He was a well-known high school athlete, seemingly the All-American boy.

He was a teenage batterer. On at least one occasion, his girlfriend was treated for her injuries in the emergency room of a local hospital, and he was prosecuted in juvenile court.

Teen dating violence knows no socio-economic boundaries. It is a growing problem in today's society, impacting many young people in our communities. According to the U.S. Department of Justice, Bureau of Justice Special Report, 40 percent of teenage girls, ages 14-17, say they know someone their age who has been hit or beaten by a boyfriend. More than 30 percent of high school girls have experienced teen dating violence.

According to the City of New York Teen Relationship Abuse Fact Sheet (March, 1998), nearly 80 percent of girls who have been physically abused in their intimate relationships continue to date their abuser.

District Attorney's Offices across Massachusetts have prosecuted scores of teen dating violence cases, with charges including rape, assault, assault and battery, indecent assault and battery, stalking, and even homicide.

They are cases we abhor, and it is imperative that all of us work tirelessly to confront this issue to ensure the safety of our children.

It is why my office, in conjunction with Lynn Police and students from Lynn English High School, conducted mock trials for high school students during the month of October, Domestic Violence Awareness Month. It is why those trials were videotaped and will be distributed to schools across Essex County.

It should be noted that while girls are most commonly the victims of teen dating violence, sometimes boys fall into that category as well. Teen dating violence also impacts Gay and Lesbian relationships.

Educators and parents must be fully cognizant of the issue, and be immediately responsive if a child is at risk. Police and prosecutors must investigate and prosecute cases with the utmost urgency. Social service agencies have to continue to provide guidance and assistance.

And not to be underestimated, students, as peers, as friends, as leaders, must be intolerant of abusers, make it clear that abusive behavior is not acceptable, and be supportive of the victims.

If you are ending an abusive relationship, I suggest you tell your parents or someone you trust that you are afraid, avoid being alone with your partner, let others know where you are going, go to court for a protective order, be aware of your surroundings and stay safe. Vary your route to school, work, and your home, and call 911 in an emergency.

If you are helping someone leave an abusive relationship, talk to the teen and do not be judgmental about the abuse. Encourage the teen to get help, refer them to a hotline or other appropriate resource, learn more about teen dating violence, and tell the teen that you care and are concerned.

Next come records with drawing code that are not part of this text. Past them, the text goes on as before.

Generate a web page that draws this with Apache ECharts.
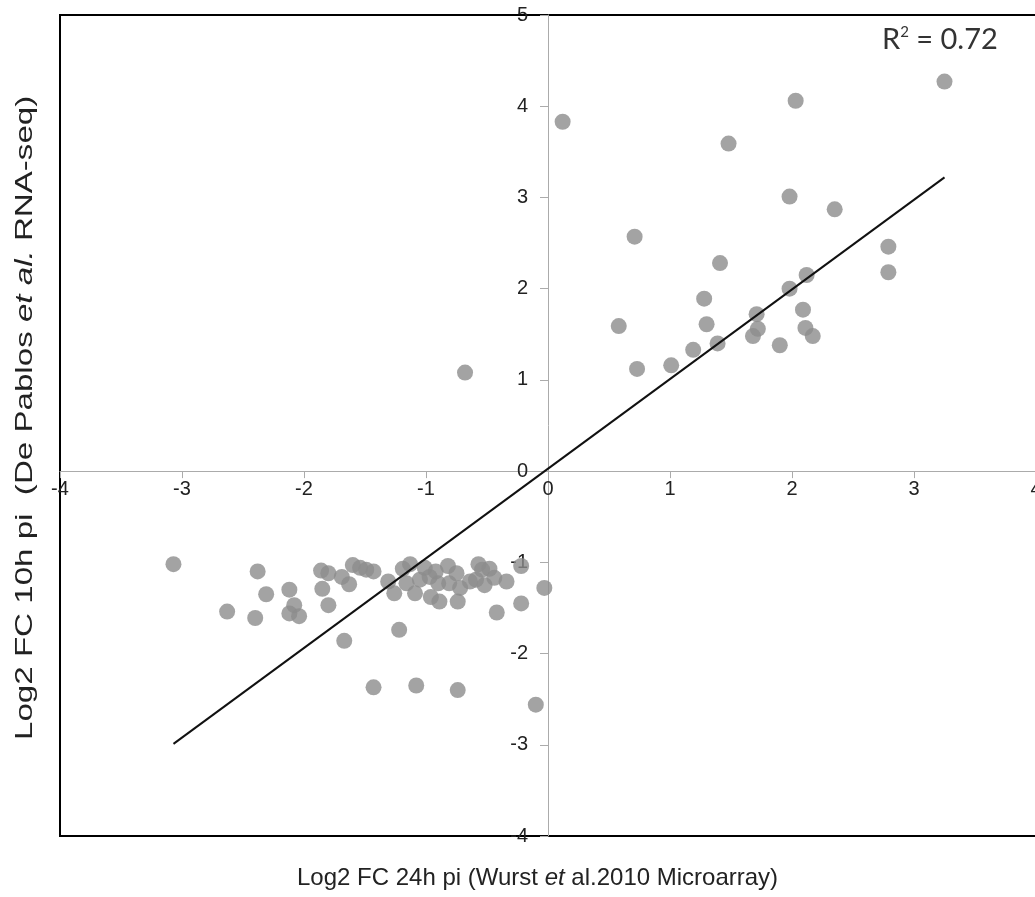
<!DOCTYPE html>
<html>
<head>
<meta charset="utf-8">
<script src="https://cdn.jsdelivr.net/npm/echarts@6/dist/echarts.min.js"></script>
<style>
  html, body { margin: 0; padding: 0; background: #fff; }
  #chart { width: 1035px; height: 897px; }
</style>
</head>
<body>
<div id="chart"></div>
<script>
// genes induced in both data sets
var upX = [0.12, 2.03, 3.25, 1.48, 1.98, 2.35, 0.71, 1.41, 2.79, 2.79, 2.12, 1.98, 1.28,
           0.58, 1.30, 1.71, 2.09, 1.72, 1.68, 2.11, 2.17, 1.90, 1.39, 1.19, 1.01, 0.73, -0.68];
var upY = [3.83, 4.06, 4.27, 3.59, 3.01, 2.87, 2.57, 2.28, 2.46, 2.18, 2.15, 2.00, 1.89,
           1.59, 1.61, 1.72, 1.77, 1.56, 1.48, 1.57, 1.48, 1.38, 1.40, 1.33, 1.16, 1.12, 1.08];

// genes repressed
var downX = [-3.07, -2.38, -2.31, -2.63, -2.40, -2.12, -2.08, -2.12, -2.04, -1.86, -1.80, -1.85,
             -1.80, -1.69, -1.63, -1.67, -1.60, -1.54, -1.49, -1.43, -1.31, -1.26, -1.19, -1.13,
             -1.09, -1.05, -1.01, -0.97, -0.96, -0.89, -0.90, -0.82, -0.81, -0.74, -0.75, -0.57,
             -0.59, -0.52, -0.48, -0.44, -0.34, -0.22, -0.22, -0.42, -0.03, -0.72, -0.64, -0.54,
             -0.92, -1.16, -1.22, -1.43, -1.08, -0.74, -0.10];
var downY = [-1.02, -1.10, -1.35, -1.54, -1.61, -1.30, -1.47, -1.56, -1.59, -1.09, -1.12, -1.29,
             -1.47, -1.16, -1.24, -1.86, -1.03, -1.06, -1.08, -1.10, -1.21, -1.34, -1.07, -1.02,
             -1.34, -1.19, -1.06, -1.16, -1.38, -1.43, -1.23, -1.04, -1.23, -1.43, -1.12, -1.02,
             -1.19, -1.25, -1.07, -1.17, -1.21, -1.04, -1.45, -1.55, -1.28, -1.28, -1.21, -1.08,
             -1.10, -1.23, -1.74, -2.37, -2.35, -2.40, -2.56];

// linear fit (R2 = 0.72)
var fitX = [-3.07, 3.25];
var fitY = [-2.99, 3.22];

var xTicks = [-4, -3, -2, -1, 0, 1, 2, 3, 4];
var yTicks = [-4, -3, -2, -1, 0, 1, 2, 3, 4, 5];

var points = upX.map(function (x, i) { return [x, upY[i]]; })
  .concat(downX.map(function (x, i) { return [x, downY[i]]; }));
var fitLine = fitX.map(function (x, i) { return [x, fitY[i]]; });

// plot box, the axes cross at 0 inside it
var gridLeft = 60, gridTop = 15, gridW = 976, gridH = 821;
var xMin = xTicks[0], xMax = xTicks[xTicks.length - 1];
var yMin = yTicks[0], yMax = yTicks[yTicks.length - 1];
var yAxisShift = -gridW * (0 - xMin) / (xMax - xMin);
var xAxisShift = -gridH * (0 - yMin) / (yMax - yMin);

var myChart = echarts.init(document.getElementById('chart'));

var axisFont = { fontFamily: 'Liberation Sans', fontSize: 20, color: '#222' };

var option = {
  animation: false,
  backgroundColor: '#fff',
  grid: {
    left: gridLeft, top: gridTop, width: gridW, height: gridH,
    outerBoundsMode: 'none',
    show: true, borderColor: '#000', borderWidth: 2, backgroundColor: 'transparent'
  },
  xAxis: {
    type: 'value',
    min: xMin, max: xMax, interval: 1,
    offset: xAxisShift,
    splitLine: { show: false },
    axisLine: { onZero: false, lineStyle: { color: '#ababab', width: 1 } },
    axisTick: { show: true, length: 7, lineStyle: { color: '#ababab' } },
    axisLabel: Object.assign({ margin: 8, showMinLabel: true, showMaxLabel: true }, axisFont)
  },
  yAxis: {
    type: 'value',
    min: yMin, max: yMax, interval: 1,
    offset: yAxisShift,
    splitLine: { show: false },
    axisLine: { onZero: false, lineStyle: { color: '#ababab', width: 1 } },
    axisTick: { show: true, length: 8, lineStyle: { color: '#ababab' } },
    axisLabel: Object.assign({ margin: 20, showMinLabel: true, showMaxLabel: true }, axisFont)
  },
  series: [
    {
      type: 'scatter',
      data: points,
      symbol: 'circle',
      symbolSize: 16,
      itemStyle: { color: '#8c8c8c' },
      z: 3
    },
    {
      type: 'line',
      data: fitLine,
      symbol: 'none',
      lineStyle: { color: '#111', width: 2 },
      z: 4
    }
  ],
  graphic: [
    {
      type: 'text',
      left: 297, top: 866,
      style: {
        text: '{n|Log2 FC 24h pi (Wurst }{i|et}{n| al.2010 Microarray)}',
        rich: {
          n: { fontFamily: 'Liberation Sans', fontSize: 24, fill: '#222' },
          i: { fontFamily: 'Liberation Sans', fontSize: 24, fontStyle: 'italic', fill: '#222' }
        }
      }
    },
    {
      type: 'text',
      x: 13, y: 740,
      rotation: Math.PI / 2,
      scaleX: 1.38,
      style: {
        text: '{n|Log2 FC 10h pi  (De Pablos }{i|et al.}{n| RNA-seq)}',
        rich: {
          n: { fontFamily: 'Liberation Sans', fontSize: 24, fill: '#222' },
          i: { fontFamily: 'Liberation Sans', fontSize: 24, fontStyle: 'italic', fill: '#222' }
        }
      }
    },
    {
      type: 'text',
      left: 882, top: 25,
      style: {
        text: '{n|R}{s|2}{n| = 0.72}',
        rich: {
          n: { fontFamily: 'Lato', fontSize: 29, fill: '#333', verticalAlign: 'bottom' },
          s: { fontFamily: 'Lato', fontSize: 15, fill: '#333', verticalAlign: 'top', padding: [0, 0, 12, 0] }
        }
      }
    }
  ]
};

myChart.setOption(option);
</script>
</body>
</html>
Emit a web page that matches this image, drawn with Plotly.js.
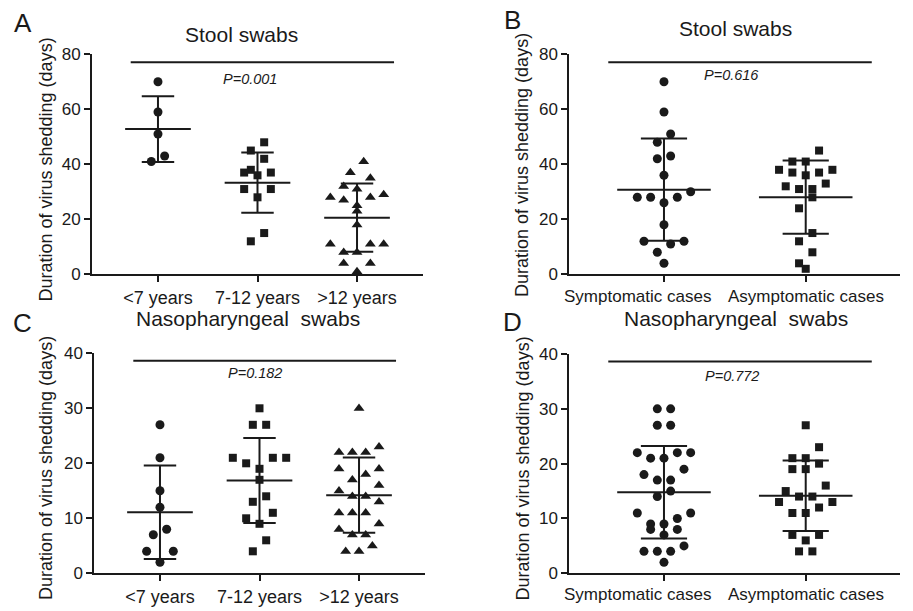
<!DOCTYPE html>
<html><head><meta charset="utf-8">
<script src="https://cdn.plot.ly/plotly-3.0.1.min.js"></script>
<style>html,body{margin:0;padding:0;background:#fff}#chart{width:913px;height:611px}</style>
</head><body><div id="chart"></div>
<script>
// ---------- data ----------
const ageLabels = ['<7 years', '7-12 years', '>12 years'];
const caseLabels = ['Symptomatic cases', 'Asymptomatic cases'];

const stoolUnder7 = [70, 59, 51, 43, 41];
const stool7to12 = [48, 45, 42, 38, 37, 37, 36, 31, 31, 28, 15, 12];
const stoolOver12 = [41, 37, 35, 32, 31, 29, 28, 28, 27, 25, 23, 18, 11, 11, 11, 8, 8, 4, 4, 1];
const stoolSymptomatic = [70, 59, 51, 48, 43, 42, 36, 30, 28, 28, 28, 26, 18, 12, 12, 11, 8, 4];
const stoolAsymptomatic = [45, 41, 41, 38, 38, 37, 37, 36, 33, 32, 31, 31, 28, 24, 15, 12, 8, 4, 2];

const nasoUnder7 = [27, 21, 15, 12, 8, 7, 4, 4, 2];
const naso7to12 = [30, 27, 27, 21, 21, 21, 20, 19, 17, 14, 13, 11, 10, 9, 6, 4];
const nasoOver12 = [30, 23, 22, 22, 22, 19, 19, 18, 17, 16, 15, 14, 14, 13, 11, 11, 11, 9, 8, 7, 7, 5, 4, 4];
const nasoSymptomatic = [30, 30, 27, 27, 22, 22, 22, 21, 21, 19, 18, 17, 17, 15, 14, 11, 11, 10, 9, 9, 8, 8, 7, 5, 4, 4, 4, 2];
const nasoAsymptomatic = [27, 23, 21, 21, 20, 19, 19, 16, 15, 14, 14, 13, 13, 12, 11, 11, 7, 7, 6, 4, 4];

const panelLetters = ['A', 'B', 'C', 'D'];
const panelTitles = ['Stool swabs', 'Stool swabs', 'Nasopharyngeal  swabs', 'Nasopharyngeal  swabs'];
const pLabels = ['P=0.001', 'P=0.616', 'P=0.182', 'P=0.772'];
const yTitle = 'Duration of virus shedding (days)';

// ---------- layout / style ----------
const W = 913, H = 611;
const INK = '#1a1a1a';
const FONT = 'Liberation Sans, Arial, Helvetica, sans-serif';

const panels = [
  { groups: [stoolUnder7, stool7to12, stoolOver12], labels: ageLabels, symbols: ['circle', 'square', 'triangle-up'],
    xd: [92, 423], yd: [54.3, 274.3], xr: [-0.663, 2.663], yr: [0, 80], dtick: 20,
    sig: [-0.274, 2.372, 77.1], p: [0.92, 71], title: [241.5, 34], letter: [23, 23], ytitle: [45, 169.5] },
  { groups: [stoolSymptomatic, stoolAsymptomatic], labels: caseLabels, symbols: ['circle', 'square'],
    xd: [569.3, 900.4], yd: [54.3, 274.3], xr: [-0.668, 1.668], yr: [0, 80], dtick: 20,
    sig: [-0.393, 1.466, 77.1], p: [0.473, 72.5], title: [735, 28], letter: [512, 20], ytitle: [522, 165],
    labelShift: [-0.19, 0], labelY: 296 },
  { groups: [nasoUnder7, naso7to12, nasoOver12], labels: ageLabels, symbols: ['circle', 'square', 'triangle-up'],
    xd: [94.3, 424.7], yd: [353.3, 573.3], xr: [-0.66, 2.66], yr: [0, 40], dtick: 10,
    sig: [-0.268, 2.372, 38.65], p: [0.955, 36.5], title: [248, 318], letter: [22, 323], ytitle: [45.5, 468.5] },
  { groups: [nasoSymptomatic, nasoAsymptomatic], labels: caseLabels, symbols: ['circle', 'square'],
    xd: [569.3, 900.4], yd: [354, 573.3], xr: [-0.668, 1.668], yr: [0, 40], dtick: 10,
    sig: [-0.393, 1.466, 38.65], p: [0.483, 35.9], title: [736, 318], letter: [512, 322], ytitle: [522, 468.5],
    labelShift: [-0.19, 0], labelY: 594 }
];

const markerSize = { 'circle': 9, 'square': 8, 'triangle-up': 9.5 };
const HALF_STEP = 6.67;   // px
const ROW_SPAN = 11.5;    // px

function swarmOffsets(vals, pxPerY) {
  const idx = vals.map((v, i) => i).sort((a, b) => vals[b] - vals[a]);
  const off = new Array(vals.length).fill(0);
  const rows = [];
  let cur = [];
  for (const i of idx) {
    if (cur.length && (vals[cur[0]] - vals[i]) * pxPerY > ROW_SPAN) { rows.push(cur); cur = []; }
    cur.push(i);
  }
  if (cur.length) rows.push(cur);
  rows.forEach(r => {
    const n = r.length;
    const slots = [];
    for (let k = 0; k < n; k++) slots.push((k - (n - 1) / 2) * 2 * HALF_STEP);
    slots.sort((a, b) => (Math.abs(a) - Math.abs(b)) || (a - b));
    const asc = r.slice().sort((a, b) => vals[a] - vals[b]);
    asc.forEach((i, k) => { off[i] = slots[k]; });
  });
  return off;
}

function meanSd(v) {
  const m = v.reduce((a, b) => a + b, 0) / v.length;
  const s = Math.sqrt(v.reduce((a, b) => a + (b - m) * (b - m), 0) / (v.length - 1));
  return [m, s];
}

const traces = [];
const layout = {
  width: W, height: H, margin: { l: 0, r: 0, t: 0, b: 0 },
  paper_bgcolor: '#fff', plot_bgcolor: 'rgba(0,0,0,0)', showlegend: false,
  font: { family: FONT, color: INK }, shapes: [], annotations: []
};

panels.forEach((P, pi) => {
  const n = pi + 1;
  const xa = 'x' + (n === 1 ? '' : n), ya = 'y' + (n === 1 ? '' : n);
  const xKey = 'xaxis' + (n === 1 ? '' : n), yKey = 'yaxis' + (n === 1 ? '' : n);
  const pxPerX = (P.xd[1] - P.xd[0]) / (P.xr[1] - P.xr[0]);
  const pxPerY = (P.yd[1] - P.yd[0]) / (P.yr[1] - P.yr[0]);
  const useAnn = !!P.labelShift;

  layout[xKey] = {
    domain: [P.xd[0] / W, P.xd[1] / W], range: P.xr, anchor: ya,
    showline: true, linewidth: 2, linecolor: INK, ticks: 'outside', ticklen: 6, tickwidth: 2, tickcolor: INK,
    tickvals: P.labels.map((l, i) => i), ticktext: useAnn ? P.labels.map(() => '') : P.labels,
    tickangle: 0, showgrid: false, zeroline: false,
    tickfont: { size: 18, family: FONT, color: INK }, fixedrange: true
  };
  layout[yKey] = {
    domain: [1 - P.yd[1] / H, 1 - P.yd[0] / H], range: P.yr, anchor: xa,
    showline: true, linewidth: 2, linecolor: INK, ticks: 'outside', ticklen: 6, tickwidth: 2, tickcolor: INK,
    tick0: 0, dtick: P.dtick, showgrid: false, zeroline: false,
    tickfont: { size: 17, family: FONT, color: INK }, fixedrange: true
  };

  if (useAnn) {
    P.labels.forEach((lab, i) => {
      layout.annotations.push({
        text: lab, xref: xa, yref: 'paper', x: i + P.labelShift[i], y: 1 - P.labelY / H,
        showarrow: false, xanchor: 'center', yanchor: 'middle', font: { size: 17, family: FONT, color: INK }
      });
    });
  }

  P.groups.forEach((vals, gi) => {
    const off = swarmOffsets(vals, pxPerY);
    const sym = P.symbols[gi];
    traces.push({
      type: 'scatter', mode: 'markers', xaxis: xa, yaxis: ya, cliponaxis: false,
      x: vals.map((v, i) => gi + off[i] / pxPerX), y: vals,
      marker: { symbol: sym, size: markerSize[sym], color: INK, line: { width: 0 } },
      hoverinfo: 'y'
    });
    const [m, s] = meanSd(vals);
    const mw = 0.33, cw = 0.163;
    traces.push({
      type: 'scatter', mode: 'lines', xaxis: xa, yaxis: ya, cliponaxis: false,
      x: [gi - mw, gi + mw, null, gi, gi, null, gi - cw, gi + cw, null, gi - cw, gi + cw],
      y: [m, m, null, m - s, m + s, null, m + s, m + s, null, m - s, m - s],
      line: { color: INK, width: 2 }, hoverinfo: 'skip'
    });
  });

  layout.shapes.push({
    type: 'line', xref: xa, yref: ya, x0: P.sig[0], x1: P.sig[1], y0: P.sig[2], y1: P.sig[2],
    line: { color: INK, width: 2 }
  });

  layout.annotations.push(
    { text: '<i>' + pLabels[pi] + '</i>', xref: xa, yref: ya, x: P.p[0], y: P.p[1],
      showarrow: false, xanchor: 'center', yanchor: 'middle', font: { size: 14.5, family: FONT, color: INK } },
    { text: panelTitles[pi], xref: 'paper', yref: 'paper', x: P.title[0] / W, y: 1 - P.title[1] / H,
      showarrow: false, xanchor: 'center', yanchor: 'middle', font: { size: 21, family: FONT, color: INK } },
    { text: panelLetters[pi], xref: 'paper', yref: 'paper', x: P.letter[0] / W, y: 1 - P.letter[1] / H,
      showarrow: false, xanchor: 'center', yanchor: 'middle', font: { size: 26, family: FONT, color: INK } },
    { text: yTitle, xref: 'paper', yref: 'paper', x: P.ytitle[0] / W, y: 1 - P.ytitle[1] / H, textangle: -90,
      showarrow: false, xanchor: 'center', yanchor: 'middle', font: { size: 18, family: FONT, color: INK } }
  );
});

Plotly.newPlot('chart', traces, layout, { displayModeBar: false, staticPlot: true });
</script>
</body></html>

In addition to police, educators, parents, and my office, some of the resources available include HAWC (Help for Abused Women and their Children) in Salem, Lynn and Gloucester, the Women's Crisis Center in Newburyport and Amesbury, Women's Resource Center in Lawrence, YMCA Domestic Violence Program in Haverhill, Rape Crisis Services, HES, Beverly, Victim of Crime and Loss Program, HES, Salem, Massachusetts Safe Link (887-785-2020), and National Domestic Violence Hotline (800-799-7233).

We all have the right to live our lives without fear, in happiness, and with dignity. If you are a victim of teen dating violence, never doubt that you deserve better.

Be assured that help is at your side.